I saw that phrase in C# Reference and I was a little abashed, because they ommited the aux. verb does: It must be "How does it work".
Maybe, someone knows why they cut off the aux. verb?

----------


## Бармалей

> I saw that phrase in C# Reference and I was a little abashed, because they ommited the aux. verb does: It must be "How does it work".
> Maybe, someone knows why they cut off the aux. verb?

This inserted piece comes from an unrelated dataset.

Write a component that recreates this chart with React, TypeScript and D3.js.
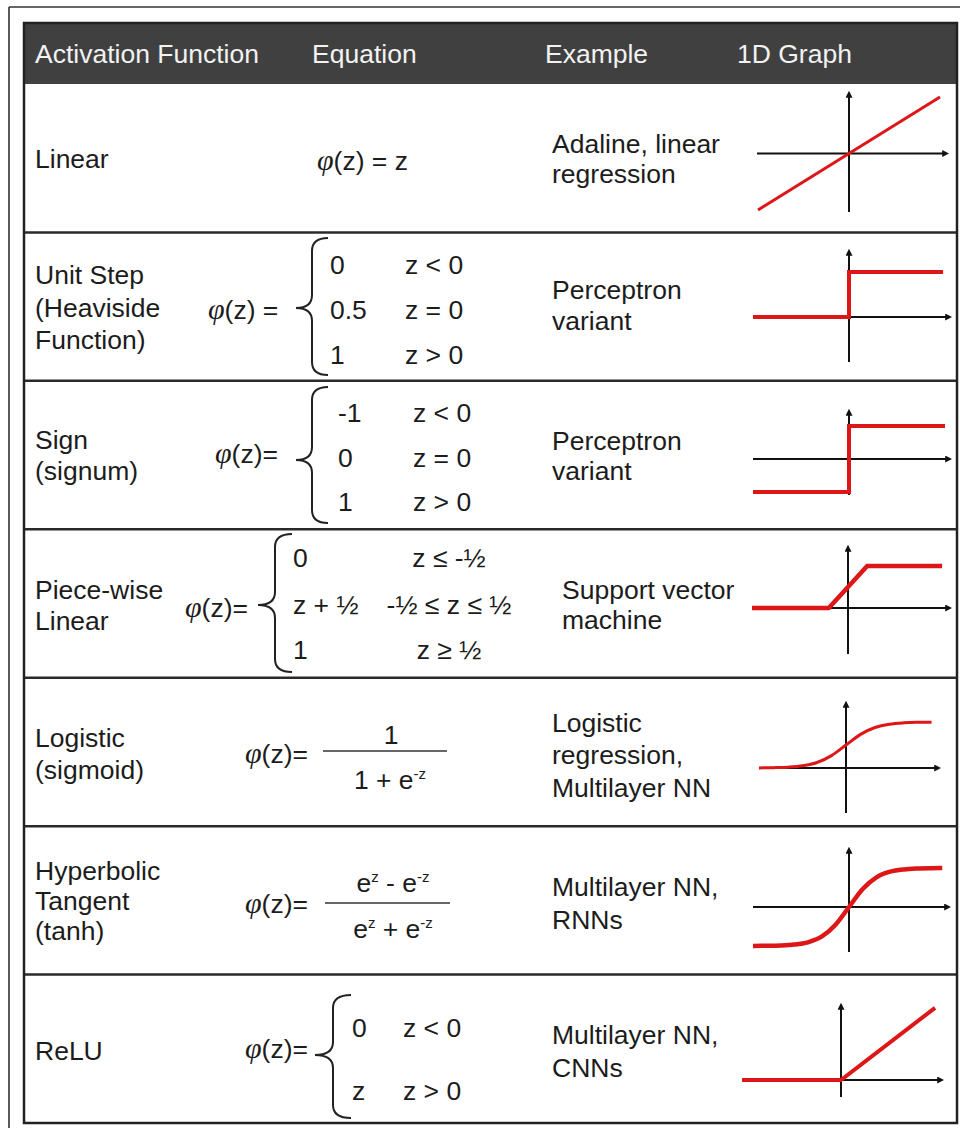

 To make it sound better.   ::   OK, that's a bad explanation!
"How it works" is usually how you phrase it when it's a title or a heading, like in the book you described. You COULD use the full "how does it work" in such cases, but it sounds a bit clunky. I don't really know how to explain it in a logical fashion -- I'm sorry. In newspaper headlines and titles of things, a lot of times they'll omit parts of the "proper" English wording -- perhaps to save room or just to make it roll of the tongue easier. Here are a couple examples; maybe they'll make it a bit clearer?
"Bush to Mexico: 'No Visas Needed' "
"Man Shoots Four; Fifth Missing" 
All of this of course, makes for some funny, unintentional sentences (those "extra" words were there for a reason after all). Here are a coupled google produced:
"Iraqi Head Seeks Arms"
"Milk drinkers are turning to powder"   ::

----------


## Seventh-Monkey

I cannot imagine hearing or reading "how does it work" and not taking it as a question missing a question mark. "How it works" could never be a question, though.

----------


## Бармалей

> I cannot imagine hearing or reading "how does it work" and not taking it as a question missing a question mark. "How it works" could never be a question, though.

 Tru dat, homey. So essentially, ignore my lengthy answer and read these 2 sentences...

----------


## TATY

> I cannot imagine hearing or reading "how does it work" and not taking it as a question missing a question mark. "How it works" could never be a question, though.

 How does it work? 
Is the sort of heading you'd have in a very dumbed down thing 
How it works 
Is less dumbed down. 
How is works is a contraction of "This is how it works"

----------


## kalinka_vinnie

It's the difference between an explanation and a question 
How you open the door (explanation)
How do you open the door? (quesiton) 
How to eat five circular objects in five minutes (explanation)
how does one (/do you) eat five circular objects in five minutes? (question) 
How the economy survives a nuclear blast (explanation)
How does the economy survive a nuclear blast? (question) 
ясно?

----------


## Seventh-Monkey

> Originally Posted by Seventh-Monkey  I cannot imagine hearing or reading "how does it work" and not taking it as a question missing a question mark. "How it works" could never be a question, though.   Tru dat, homey. So essentially, ignore my lengthy answer and read these 2 sentences...

 Oh, no, your answer was useful too  :: .

----------